• [BRIEF]:
Set the listing down again exactly, please, apart from its pictures.

======== SUPPLIED DATA

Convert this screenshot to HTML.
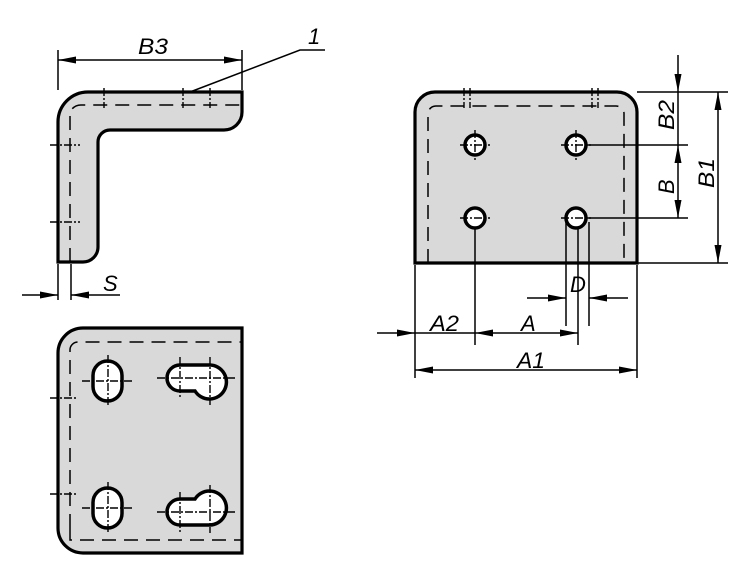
<!DOCTYPE html>
<html><head><style>html,body{margin:0;padding:0;background:#fff;width:750px;height:579px;overflow:hidden}</style></head>
<body>
<svg width="750" height="579" viewBox="0 0 750 579" xmlns="http://www.w3.org/2000/svg" font-family="Liberation Sans, sans-serif" font-style="italic" font-size="22">
<defs>
<marker id="a" viewBox="0 0 18 7" refX="18" refY="3.5" markerWidth="18" markerHeight="7" markerUnits="userSpaceOnUse" orient="auto-start-reverse"><path d="M0,0 L18,3.5 L0,7z" fill="#000"/></marker>
</defs>
<g fill="#d9d9d9" stroke="#000" stroke-width="3.2">
<path d="M58,262 V122 A30,30 0 0 1 88,92 H242 V112 A18,18 0 0 1 224,130 H110 A12,12 0 0 0 98,142 V247 A15,15 0 0 1 83,262 Z"/>
<path d="M58,353 A25,25 0 0 1 83,328 H242 V553 H83 A25,25 0 0 1 58,528 Z"/>
<path d="M415,263 V112 A20,20 0 0 1 435,92 H617 A20,20 0 0 1 637,112 V263 Z"/>
</g>
<g fill="none" stroke="#000" stroke-width="1.5" stroke-dasharray="14,8">
<path d="M70,262 V112 A12,12 0 0 1 82,105 H242"/>
<path d="M70,528 V350 A8,8 0 0 1 78,342 H242"/>
<path d="M70,528 V540 H242" />
<path d="M428,263 V113 A8,8 0 0 1 436,106 H616 A8,8 0 0 1 624,113 V263"/>
</g>
<g fill="#fff" stroke="#000" stroke-width="3.5">
<circle cx="475" cy="145" r="10"/><circle cx="576" cy="145" r="10"/>
<circle cx="475" cy="218" r="10"/><circle cx="576" cy="218" r="10"/>
<rect x="93" y="361" width="29" height="40" rx="14.5"/>
<rect x="93" y="488" width="29" height="40" rx="14.5"/>
<path d="M180,365 H210 A17,17 0 1 1 195,391 H180 A13,13 0 0 1 180,365 Z"/>
<path d="M180,525 H210 A17,17 0 1 0 195,499 H180 A13,13 0 0 0 180,525 Z"/>
</g>
<g stroke="#000" stroke-width="1.4" fill="none" stroke-dasharray="8,2,2,2">
<path d="M460,145 H490 M475,130 V160 M561,145 H591 M576,130 V160 M460,218 H490 M561,218 H591"/>
<path d="M82,381 H133 M108,355 V407 M82,508 H133 M108,482 V534"/>
<path d="M157,378 H236 M180,357 V398 M210,357 V405 M157,512 H236 M180,492 V533 M210,485 V533"/>
<path d="M50,145 H80 M50,222 H80 M50,398 H78 M50,494 H78"/>
<path d="M104,88 V108 M183,88 V108 M210,88 V108 M464,88 V108 M470,88 V108 M592,88 V108 M598,88 V108"/>
</g>
<g stroke="#000" stroke-width="1.5" fill="none">
<path d="M58,50 V90 M242,50 V90"/>
<path d="M58,60 H242" marker-start="url(#a)" marker-end="url(#a)"/>
<path d="M190,92 L300,50 H325"/>
<path d="M58,264 V300 M71,264 V300"/>
<path d="M22,295 H58" marker-end="url(#a)"/><path d="M120,295 H71" marker-end="url(#a)"/>
<path d="M637,92 H728 M586,145 H688 M586,218 H688 M637,263 H728"/>
<path d="M678,55 V92" marker-end="url(#a)"/>
<path d="M678,145 V218" marker-start="url(#a)" marker-end="url(#a)"/>
<path d="M678,92 V145"/>
<path d="M718,92 V263" marker-start="url(#a)" marker-end="url(#a)"/>
<path d="M566,222 V326 M589,222 V326 M578,228 V345 M475,228 V345 M415,265 V378 M637,265 V378"/>
<path d="M527,298 H566" marker-end="url(#a)"/><path d="M628,298 H589" marker-end="url(#a)"/>
<path d="M377,333 H415" marker-end="url(#a)"/>
<path d="M415,333 H475"/>
<path d="M475,333 H578" marker-start="url(#a)" marker-end="url(#a)"/>
<path d="M415,370 H637" marker-start="url(#a)" marker-end="url(#a)"/>
</g>
<g fill="#000">
<text x="138" y="54" textLength="30" lengthAdjust="spacingAndGlyphs">B3</text>
<text x="308" y="44">1</text>
<text x="103" y="291">S</text>
<text x="430" y="331" textLength="29" lengthAdjust="spacingAndGlyphs">A2</text>
<text x="521" y="331">A</text>
<text x="517" y="368" textLength="28" lengthAdjust="spacingAndGlyphs">A1</text>
<text x="570" y="292">D</text>
<text transform="translate(674,130) rotate(-90)" textLength="30" lengthAdjust="spacingAndGlyphs">B2</text>
<text transform="translate(674,194) rotate(-90)">B</text>
<text transform="translate(714,188) rotate(-90)" textLength="30" lengthAdjust="spacingAndGlyphs">B1</text>
</g>
</svg>
</body></html>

================

• [COMPLETE ANSWER]:
Convert this screenshot to HTML.
<!DOCTYPE html>
<html><head><style>html,body{margin:0;padding:0;background:#fff;width:750px;height:579px;overflow:hidden}</style></head>
<body>
<svg width="750" height="579" viewBox="0 0 750 579" xmlns="http://www.w3.org/2000/svg" font-family="Liberation Sans, sans-serif" font-style="italic" font-size="22">
<defs>
<marker id="a" viewBox="0 0 18 7" refX="18" refY="3.5" markerWidth="18" markerHeight="7" markerUnits="userSpaceOnUse" orient="auto-start-reverse"><path d="M0,0 L18,3.5 L0,7z" fill="#000"/></marker>
</defs>
<g fill="#d9d9d9" stroke="#000" stroke-width="3.2">
<path d="M58,262 V122 A30,30 0 0 1 88,92 H242 V112 A18,18 0 0 1 224,130 H110 A12,12 0 0 0 98,142 V247 A15,15 0 0 1 83,262 Z"/>
<path d="M58,353 A25,25 0 0 1 83,328 H242 V553 H83 A25,25 0 0 1 58,528 Z"/>
<path d="M415,263 V112 A20,20 0 0 1 435,92 H617 A20,20 0 0 1 637,112 V263 Z"/>
</g>
<g fill="none" stroke="#000" stroke-width="1.5" stroke-dasharray="14,8">
<path d="M70,262 V112 A12,12 0 0 1 82,105 H242"/>
<path d="M70,528 V350 A8,8 0 0 1 78,342 H242"/>
<path d="M70,528 V540 H242" />
<path d="M428,263 V113 A8,8 0 0 1 436,106 H616 A8,8 0 0 1 624,113 V263"/>
</g>
<g fill="#fff" stroke="#000" stroke-width="3.5">
<circle cx="475" cy="145" r="10"/><circle cx="576" cy="145" r="10"/>
<circle cx="475" cy="218" r="10"/><circle cx="576" cy="218" r="10"/>
<rect x="93" y="361" width="29" height="40" rx="14.5"/>
<rect x="93" y="488" width="29" height="40" rx="14.5"/>
<path d="M180,365 H210 A17,17 0 1 1 195,391 H180 A13,13 0 0 1 180,365 Z"/>
<path d="M180,525 H210 A17,17 0 1 0 195,499 H180 A13,13 0 0 0 180,525 Z"/>
</g>
<g stroke="#000" stroke-width="1.4" fill="none" stroke-dasharray="8,2,2,2">
<path d="M460,145 H490 M475,130 V160 M561,145 H591 M576,130 V160 M460,218 H490 M561,218 H591"/>
<path d="M82,381 H133 M108,355 V407 M82,508 H133 M108,482 V534"/>
<path d="M157,378 H236 M180,357 V398 M210,357 V405 M157,512 H236 M180,492 V533 M210,485 V533"/>
<path d="M50,145 H80 M50,222 H80 M50,398 H78 M50,494 H78"/>
<path d="M104,88 V108 M183,88 V108 M210,88 V108 M464,88 V108 M470,88 V108 M592,88 V108 M598,88 V108"/>
</g>
<g stroke="#000" stroke-width="1.5" fill="none">
<path d="M58,50 V90 M242,50 V90"/>
<path d="M58,60 H242" marker-start="url(#a)" marker-end="url(#a)"/>
<path d="M190,92 L300,50 H325"/>
<path d="M58,264 V300 M71,264 V300"/>
<path d="M22,295 H58" marker-end="url(#a)"/><path d="M120,295 H71" marker-end="url(#a)"/>
<path d="M637,92 H728 M586,145 H688 M586,218 H688 M637,263 H728"/>
<path d="M678,55 V92" marker-end="url(#a)"/>
<path d="M678,145 V218" marker-start="url(#a)" marker-end="url(#a)"/>
<path d="M678,92 V145"/>
<path d="M718,92 V263" marker-start="url(#a)" marker-end="url(#a)"/>
<path d="M566,222 V326 M589,222 V326 M578,228 V345 M475,228 V345 M415,265 V378 M637,265 V378"/>
<path d="M527,298 H566" marker-end="url(#a)"/><path d="M628,298 H589" marker-end="url(#a)"/>
<path d="M377,333 H415" marker-end="url(#a)"/>
<path d="M415,333 H475"/>
<path d="M475,333 H578" marker-start="url(#a)" marker-end="url(#a)"/>
<path d="M415,370 H637" marker-start="url(#a)" marker-end="url(#a)"/>
</g>
<g fill="#000">
<text x="138" y="54" textLength="30" lengthAdjust="spacingAndGlyphs">B3</text>
<text x="308" y="44">1</text>
<text x="103" y="291">S</text>
<text x="430" y="331" textLength="29" lengthAdjust="spacingAndGlyphs">A2</text>
<text x="521" y="331">A</text>
<text x="517" y="368" textLength="28" lengthAdjust="spacingAndGlyphs">A1</text>
<text x="570" y="292">D</text>
<text transform="translate(674,130) rotate(-90)" textLength="30" lengthAdjust="spacingAndGlyphs">B2</text>
<text transform="translate(674,194) rotate(-90)">B</text>
<text transform="translate(714,188) rotate(-90)" textLength="30" lengthAdjust="spacingAndGlyphs">B1</text>
</g>
</svg>
</body></html>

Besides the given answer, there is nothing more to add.